>> START

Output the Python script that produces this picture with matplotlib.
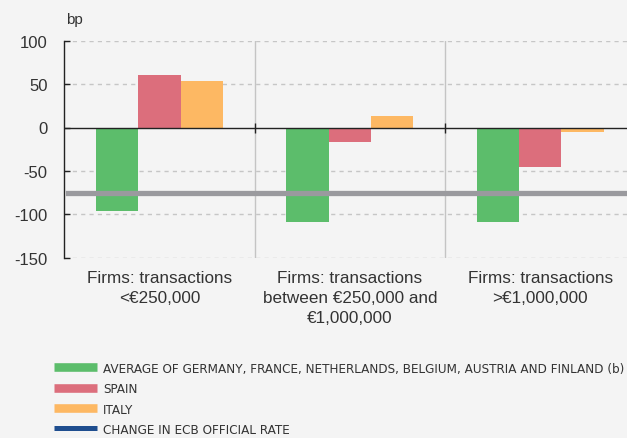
import matplotlib
matplotlib.use('Agg')
import matplotlib.pyplot as plt
from matplotlib.lines import Line2D
import numpy as np

categories = ['Firms: transactions\n<€250,000',
              'Firms: transactions\nbetween €250,000 and\n€1,000,000',
              'Firms: transactions\n>€1,000,000']
avg_core = [-96, -109, -109]
spain = [61, -17, -46]
italy = [53, 13, -5]
ecb_change = -75

series_labels = ['AVERAGE OF GERMANY, FRANCE, NETHERLANDS, BELGIUM, AUSTRIA AND FINLAND (b)',
                 'SPAIN', 'ITALY', 'CHANGE IN ECB OFFICIAL RATE']
yticks = [100, 50, 0, -50, -100, -150]

GREEN = '#5cbd6b'
RED = '#dc6e7c'
ORANGE = '#fdb863'
BLUE = '#1f4e8f'
GREY_LINE = '#9a9a9e'
BG = '#f4f4f4'
TXT = '#333333'

plt.rcParams['font.family'] = ['Liberation Sans', 'DejaVu Sans']

W, H = 627, 439
fig = plt.figure(figsize=(W / 100, H / 100), dpi=100, facecolor=BG)
ax = fig.add_axes([64.3 / W, 1 - 258.7 / H, (635.4 - 64.3) / W, (258.7 - 41.7) / H])
ax.set_facecolor(BG)

x = np.arange(len(categories))
bw = 0.222
ax.bar(x - bw, avg_core, bw, color=GREEN, zorder=3)
ax.bar(x, spain, bw, color=RED, zorder=3)
ax.bar(x + bw, italy, bw, color=ORANGE, zorder=3)

# ECB official rate change
ax.axhline(ecb_change, xmin=0.007, xmax=1, color=GREY_LINE, lw=3.8, zorder=4)

ax.set_xlim(-0.5, len(categories) - 0.5)
ax.set_ylim(yticks[-1], yticks[0])
ax.set_yticks(yticks)
ax.set_yticklabels([str(v) for v in yticks])
for v in yticks:
    if v != 0:
        ax.axhline(v, color='#c6c6c6', lw=1, ls=(0, (3, 3)), zorder=1)
ax.axhline(0, color='#222222', lw=1, zorder=5)

# separators between groups
seps = x[:-1] + 0.5
for s in seps:
    ax.axvline(s, color='#c4c4c4', lw=1, zorder=1)
ax.plot(seps, np.zeros_like(seps), '|', color='#222222', ms=7, mew=1, zorder=6)

ax.set_xticks(x)
ax.set_xticklabels(categories, fontsize=12.3, color=TXT, linespacing=1.42)
ax.tick_params(axis='x', length=0, pad=9)
ax.tick_params(axis='y', direction='in', length=4, width=1, color='#222222',
               labelsize=12, labelcolor=TXT, pad=12)

for side in ['top', 'right', 'bottom']:
    ax.spines[side].set_visible(False)
ax.spines['left'].set_color('#222222')
ax.spines['left'].set_linewidth(1)

fig.text(66 / W, 1 - 20 / H, 'bp', fontsize=11, color=TXT, va='center', ha='left')

handles = [Line2D([], [], color=GREEN, lw=6.2, solid_capstyle='butt'),
           Line2D([], [], color=RED, lw=6.2, solid_capstyle='butt'),
           Line2D([], [], color=ORANGE, lw=6.2, solid_capstyle='butt'),
           Line2D([], [], color=BLUE, lw=3.6, solid_capstyle='butt')]
leg = fig.legend(handles, series_labels, loc='upper left',
                 bbox_to_anchor=(54 / W, 1 - 363 / H), frameon=False,
                 borderpad=0, borderaxespad=0, handlelength=3.2, handletextpad=0.5,
                 labelspacing=0.55,
                 prop={'family': 'DejaVu Sans', 'stretch': 'condensed', 'size': 9.6})
for t in leg.get_texts():
    t.set_color(TXT)

fig.savefig('out.png', dpi=100, facecolor=BG)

>> END

> The exercise
Write the listing out a second time exactly, dropping all images.

> Written solution
Output the Python script that produces this picture with matplotlib.
import matplotlib
matplotlib.use('Agg')
import matplotlib.pyplot as plt
from matplotlib.lines import Line2D
import numpy as np

categories = ['Firms: transactions\n<€250,000',
              'Firms: transactions\nbetween €250,000 and\n€1,000,000',
              'Firms: transactions\n>€1,000,000']
avg_core = [-96, -109, -109]
spain = [61, -17, -46]
italy = [53, 13, -5]
ecb_change = -75

series_labels = ['AVERAGE OF GERMANY, FRANCE, NETHERLANDS, BELGIUM, AUSTRIA AND FINLAND (b)',
                 'SPAIN', 'ITALY', 'CHANGE IN ECB OFFICIAL RATE']
yticks = [100, 50, 0, -50, -100, -150]

GREEN = '#5cbd6b'
RED = '#dc6e7c'
ORANGE = '#fdb863'
BLUE = '#1f4e8f'
GREY_LINE = '#9a9a9e'
BG = '#f4f4f4'
TXT = '#333333'

plt.rcParams['font.family'] = ['Liberation Sans', 'DejaVu Sans']

W, H = 627, 439
fig = plt.figure(figsize=(W / 100, H / 100), dpi=100, facecolor=BG)
ax = fig.add_axes([64.3 / W, 1 - 258.7 / H, (635.4 - 64.3) / W, (258.7 - 41.7) / H])
ax.set_facecolor(BG)

x = np.arange(len(categories))
bw = 0.222
ax.bar(x - bw, avg_core, bw, color=GREEN, zorder=3)
ax.bar(x, spain, bw, color=RED, zorder=3)
ax.bar(x + bw, italy, bw, color=ORANGE, zorder=3)

# ECB official rate change
ax.axhline(ecb_change, xmin=0.007, xmax=1, color=GREY_LINE, lw=3.8, zorder=4)

ax.set_xlim(-0.5, len(categories) - 0.5)
ax.set_ylim(yticks[-1], yticks[0])
ax.set_yticks(yticks)
ax.set_yticklabels([str(v) for v in yticks])
for v in yticks:
    if v != 0:
        ax.axhline(v, color='#c6c6c6', lw=1, ls=(0, (3, 3)), zorder=1)
ax.axhline(0, color='#222222', lw=1, zorder=5)

# separators between groups
seps = x[:-1] + 0.5
for s in seps:
    ax.axvline(s, color='#c4c4c4', lw=1, zorder=1)
ax.plot(seps, np.zeros_like(seps), '|', color='#222222', ms=7, mew=1, zorder=6)

ax.set_xticks(x)
ax.set_xticklabels(categories, fontsize=12.3, color=TXT, linespacing=1.42)
ax.tick_params(axis='x', length=0, pad=9)
ax.tick_params(axis='y', direction='in', length=4, width=1, color='#222222',
               labelsize=12, labelcolor=TXT, pad=12)

for side in ['top', 'right', 'bottom']:
    ax.spines[side].set_visible(False)
ax.spines['left'].set_color('#222222')
ax.spines['left'].set_linewidth(1)

fig.text(66 / W, 1 - 20 / H, 'bp', fontsize=11, color=TXT, va='center', ha='left')

handles = [Line2D([], [], color=GREEN, lw=6.2, solid_capstyle='butt'),
           Line2D([], [], color=RED, lw=6.2, solid_capstyle='butt'),
           Line2D([], [], color=ORANGE, lw=6.2, solid_capstyle='butt'),
           Line2D([], [], color=BLUE, lw=3.6, solid_capstyle='butt')]
leg = fig.legend(handles, series_labels, loc='upper left',
                 bbox_to_anchor=(54 / W, 1 - 363 / H), frameon=False,
                 borderpad=0, borderaxespad=0, handlelength=3.2, handletextpad=0.5,
                 labelspacing=0.55,
                 prop={'family': 'DejaVu Sans', 'stretch': 'condensed', 'size': 9.6})
for t in leg.get_texts():
    t.set_color(TXT)

fig.savefig('out.png', dpi=100, facecolor=BG)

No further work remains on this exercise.